Вероятно, Павел Климкин хороший дипломат. Но он дипломат эпохи Порошенко. Сегодня шестерни такой дипломатии вряд ли будут вращаться в нужном темпе. Запад уже не прошибешь моральными сентенциями типа "Россия ведет себя нагло". Или страшилками: "Путин придет и к вам". Они этого уже не боятся. Они боятся потерять выгоду и (в самой минимальной степени) лицо. С ними придется играть именно в Realpolitik. Поэтому чем скорее Верховная Рада уволит старого главу МИДа и назначит нового, Вадима Пристайко, тем лучше. Комитет Верховной Рады по иностранным делам планирует сделать это 9 июля.
Может ли Киев там, где все играют в политические шахматы Realpolitik, затеять игру в морально-патриотическое домино? Может. Если цель — не выиграть, а поучаствовать
Но даже если все произойдет в обещанные сроки, "перестройка редутов" займет некоторое время.
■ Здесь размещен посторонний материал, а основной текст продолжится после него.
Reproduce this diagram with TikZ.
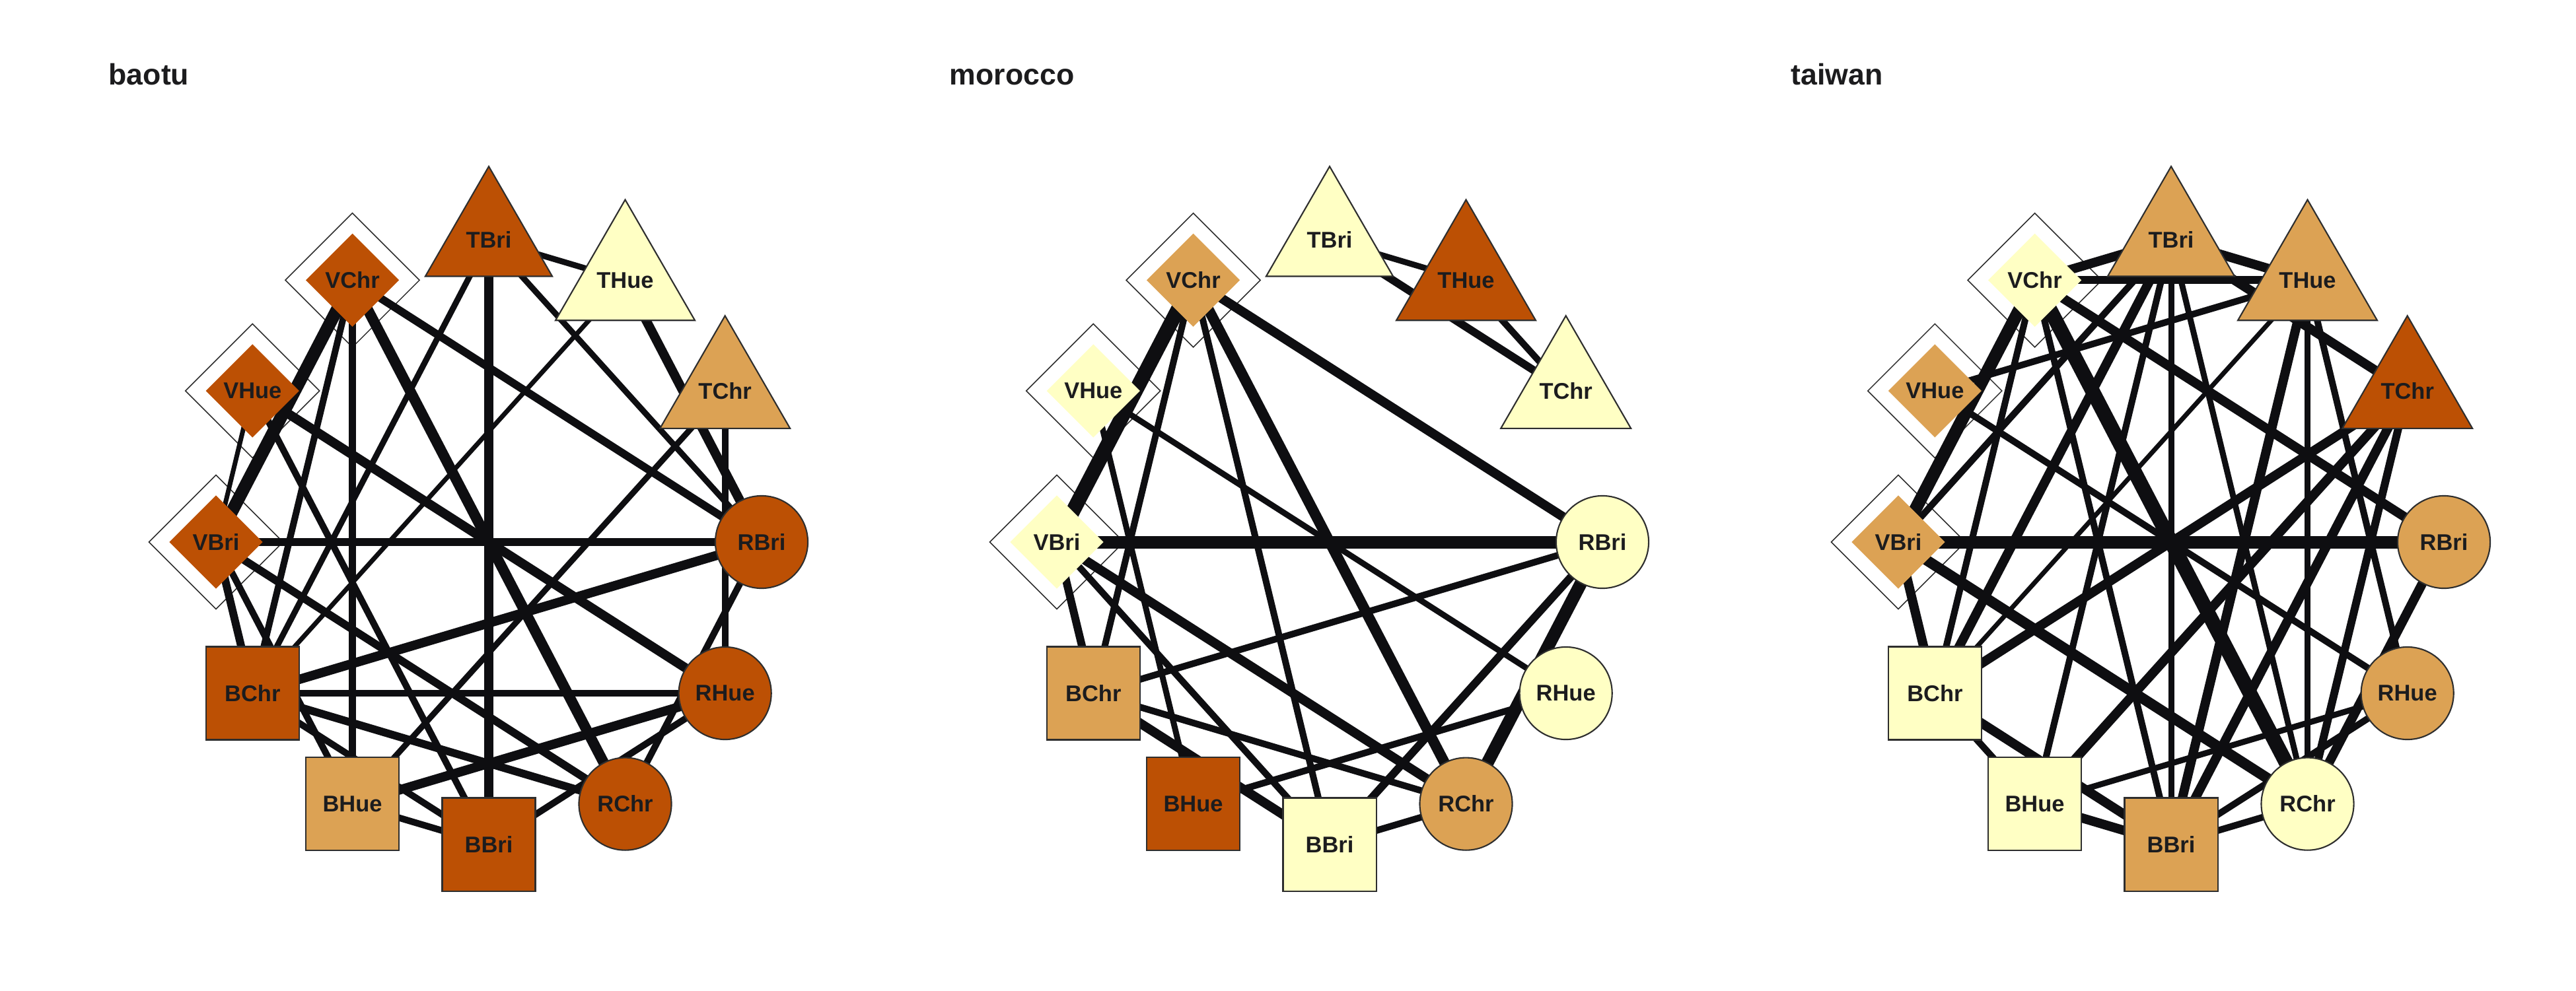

К тому же у Украины довольно узкое поле для маневра.
Нашей делегации в ПАСЕ удалось объединить для демарша из-за возвращения России в Совет Европы семь стран. К которым чуть позже присоединилась восьмая — Швеция. Это один путь: заручиться поддержкой тех, кто ощущает сильную внешнюю угрозу, в данном случае — от Москвы.
Второй, вероятно, состоит в том, чтобы научиться находить выгодные предложения для политических тяжеловесов вроде Берлина и Парижа. Конечно, неплохо, что, по выражению посла Франции в Украине Изабель Дюмон, между Владимиром Зеленским и Эммануэлем Макроном наблюдается некая "химия". Но, как легко понять по последним событиям, ее магии недостаточно, чтобы в Елисеевском дворце принимались решения, которые нужны нам.
Наконец, третий — это наполнение реальным содержанием известной циничной формулы "враг моего врага — мой друг". Да еще так, чтобы этот друг был достаточно сильной фигурой. Таких в наших европейских окрестностях негусто. Но, по крайней мере, один точно есть. Это Великобритания.
Отношения Лондона с Москвой сейчас на градусе замерзания. И вряд ли улучшатся в ближайшее время, если премьерское кресло займет Борис Джонсон. Его недавний ответ Путину, заявившему о крахе либеральной идеи, выдержан в замечательно издевательском стиле: "Владимир, в мире есть страны, где капитал, как говорят, сосредоточен в руках олигархов и приспешников (вождя. — Фокус), где журналистов убивают, где над "либеральными ценностями" смеются, где, по данным Росстата, треть населения не может позволить себе больше двух пар обуви в год, 12% людей ходят в туалет на улице, а реальные доходы снижаются пять лет подряд". Но главное, Британия — единственная из мощных европейских стран (входит в "Большую семерку"), кто не делает никаких книксенов и реверансов перед Кремлем. Это важно. И это нужно использовать. Особенно в условиях, когда действия внутри разного рода альянсов все менее надежные. И когда самыми прогнозируемыми становятся двусторонние отношения, замешанные на общих интересах. А точнее — все же на общей выгоде.